Wheeling plan commission moves Philhaven forward
Plan commission unanimously recommends low-income housing proposal to board
The Wheeling plan commission approved the Philhaven proposal, a 50-unit building for low-income residents with mental or physical disabilities, and passed it on to the full village board.
Philhaven, proposed for 2418 W. Hintz Road in Wheeling by the Daveri Development Group LLC in conjunction with the Kenneth Young Center and Alexian Brothers Health System, was approved unanimously by the commissioners. The full village board will take up the proposal next month.
Philhaven has generated controversy in the community -- both because of the residents who would occupy the one-, two- and three-bedroom apartments and also because of concerns about parking and flooding.
Case managers will visit the site to help residents with vocational, wellness, socialization and other needs, backers said, but there will not be a 24/7 licensed supervisor on-site.
Mark Bruski, CEO of the Kenneth Young Center, estimated that about two-thirds of the residents would be unemployed, but all residents would have to qualify for the housing through an income analysis. Residents would also go through a social service assessment and a criminal-background check -- felons or sex offenders would not be allowed to rent in the building.
"We are, by law, not to take that (the disabilities of future tenants) into consideration, and we're not," said Commissioner Bill Maloney before voting to approve the project.
Daveri Development was also behind a similar project called Boeger Place that was rejected in Arlington Heights and is now the subject of a lawsuit.

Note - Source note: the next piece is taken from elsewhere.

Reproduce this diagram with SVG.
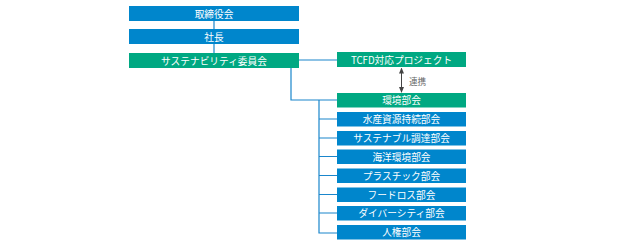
<svg xmlns="http://www.w3.org/2000/svg" width="630" height="246" viewBox="0 0 630 246">
<style>
.b{fill:#0086cc}
.g{fill:#00a882}
.t{font-family:"Noto Sans CJK JP","Noto Sans",sans-serif;font-size:9.7px;fill:#fff;text-anchor:middle;dominant-baseline:central}
.c{fill:none;stroke:#1a86cc;stroke-width:1.2}
.a{fill:none;stroke:#444;stroke-width:1}
.l{font-family:"Noto Sans CJK JP","Noto Sans",sans-serif;font-size:8.6px;fill:#666;dominant-baseline:central}
</style>
<defs>
<marker id="ah" viewBox="0 0 6 6" refX="5" refY="3" markerWidth="6" markerHeight="6" orient="auto-start-reverse">
<path d="M0,0.5 L6,3 L0,5.5 Z" fill="#444"/>
</marker>
</defs>
<g id="connectors">
<path class="c" d="M214,21 V53"/>
<path class="c" d="M299,60 H337"/>
<path class="c" d="M291,68 V100 H337"/>
<path class="c" d="M319,100 V233 H337"/>
<path class="c" d="M319,119 H337 M319,138 H337 M319,156.5 H337 M319,175.5 H337 M319,194.5 H337 M319,213 H337"/>
<path class="a" d="M401.5,68.5 V92" marker-start="url(#ah)" marker-end="url(#ah)"/>
<text class="l" x="409" y="81">連携</text>
</g>
<g id="n1"><rect class="b" x="129" y="6" width="170" height="15"/><text class="t" x="214" y="13.5">取締役会</text></g>
<g id="n2"><rect class="b" x="129" y="29" width="170" height="15"/><text class="t" x="214" y="36.5">社長</text></g>
<g id="n3"><rect class="g" x="129" y="53" width="170" height="15"/><text class="t" x="214" y="60.5">サステナビリティ委員会</text></g>
<g id="n4"><rect class="g" x="337" y="52" width="129" height="15"/><text class="t" x="401.5" y="59.5">TCFD対応プロジェクト</text></g>
<g id="n5"><rect class="g" x="337" y="93" width="129" height="14.5"/><text class="t" x="401.5" y="100.2">環境部会</text></g>
<g id="n6"><rect class="b" x="337" y="112" width="129" height="14.5"/><text class="t" x="401.5" y="119.2">水産資源持続部会</text></g>
<g id="n7"><rect class="b" x="337" y="131" width="129" height="14.5"/><text class="t" x="401.5" y="138.2">サステナブル調達部会</text></g>
<g id="n8"><rect class="b" x="337" y="149.5" width="129" height="14.5"/><text class="t" x="401.5" y="156.7">海洋環境部会</text></g>
<g id="n9"><rect class="b" x="337" y="168.5" width="129" height="14.5"/><text class="t" x="401.5" y="175.7">プラスチック部会</text></g>
<g id="n10"><rect class="b" x="337" y="187.5" width="129" height="14.5"/><text class="t" x="401.5" y="194.7">フードロス部会</text></g>
<g id="n11"><rect class="b" x="337" y="206" width="129" height="14.5"/><text class="t" x="401.5" y="213.2">ダイバーシティ部会</text></g>
<g id="n12"><rect class="b" x="337" y="225" width="129" height="14.5"/><text class="t" x="401.5" y="232.2">人権部会</text></g>
</svg>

A similar 39-unit building was approved in Mount Prospect, and construction will begin in early May.
Maloney and the rest of the board said they gave their votes a lot of thought, considering the parking and flooding issues that in the area, but were satisfied that both issues had been addressed.
Engineers are proposing changing the topography to direct water onto Hintz Road rather than toward the neighboring Lakeside Villas subdivision, a change that was made in agreement with a consultant for the Lakeside Homeowners Association.
"The proposed control on water runoff will appear to make the situation better, not worse," Maloney said while some in the audience audibly disagreed. "No one can predict nor guarantee what will happen should it rain for 40 days and 40 nights."
"I would rather see this complex built somewhere else, but no matter where it is built, people will want it built somewhere else," Maloney said.
The proposal was discussed during nearly 10 hours of public hearings on March 8 and April 12 before the commission made its recommendation on Thursday, but many still had questions, even trying to interrupt the commissioners' discussion.
A small group of concerned residents met after the meeting to discuss emailing trustees and gathering neighbors to appear at the village board meeting in May.
"I don't believe Daveri is being completely honest with us on a lot of these issues," resident Mary Godley said,
The Wheeling village board will consider the Philhaven development May 21.